Rediff
Durban, Feb 8: Cricket South Africa (CSA) president Norman Arendse and national team coach Mickey Arthur have laid disciplinary charges against each other in an escalating row over the squad to tour Bangladesh.
Arthur was part of a selection panel that, according to media reports, failed to meet CSA guidelines by picking at least seven coloured players in the squad for the Bangladesh tour.
The squad was due to be finalised on Tuesday but Arendse refused to approve the selectors' choice in a teleconference that ended in acrimony.
Another teleconference on Thursday, during which the selectors presented the same squad, also ended inconclusively.

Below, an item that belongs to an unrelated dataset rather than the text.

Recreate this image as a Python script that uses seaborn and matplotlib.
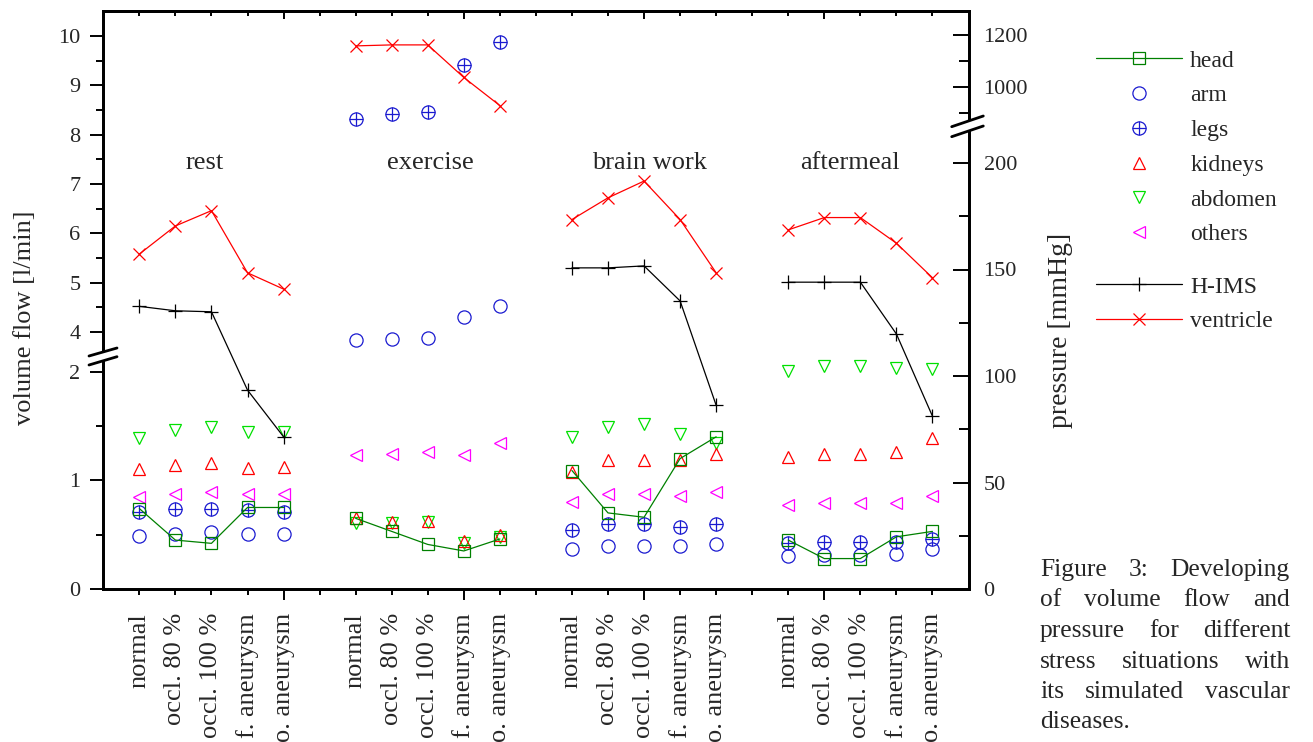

Arendse said on Thursday that Arthur had behaved in a "disrespectful" and "abusive" fashion, and suggested that he had ignored CSA's racial transformation policy.
"If a coach says, 'There's no transformation policy' (among selectors), if he says, 'Sorry, I'm not prepared to implement CSA's policies', then his position is untenable," Arendse told reporters.
He added that he had laid disciplinary charges against Arthur, who reacted by filing his own complaint against Arendse.
"Unfortunately I felt I had no choice but to do likewise," Arthur told Reuters. "The president accused me of all sorts of things apart from failing, or even refusing to implement CSA's transformation policies. That is simply untrue.
"The president's implication would appear to be that I prefer to select white players over black players, which is deeply insulting and hurtful.
"(Black players) Hashim Amla, Charl Langeveldt and JP Duminy have all established themselves in the national squad in my time as coach while Ashwell Prince became the country's first black captain."
South Africa face a tough tour to India after visiting Bangladesh, which Arthur said was the selectors' motivation for not picking a more experimental squad for the Bangladesh series.
"It seemed perfectly reasonable that the first choice test squad should be picked for Bangladesh given that we had three tests in India straight afterwards and they would become acclimatised to sub-continental conditions," Arthur said.
CSA chief executive Gerald Majola will have to resolve the dispute, despite saying that he was venturing into unchartered territory.
"It is within my powers to try and broker a peace deal between the two men and that is what I hope to achieve, but it depends on whether they want that to happen, whether they are prepared to talk," Majola told Reuters on Thursday.
"We have never had two officials charging each other with disciplinary breaches; I'm not sure how we would handle that."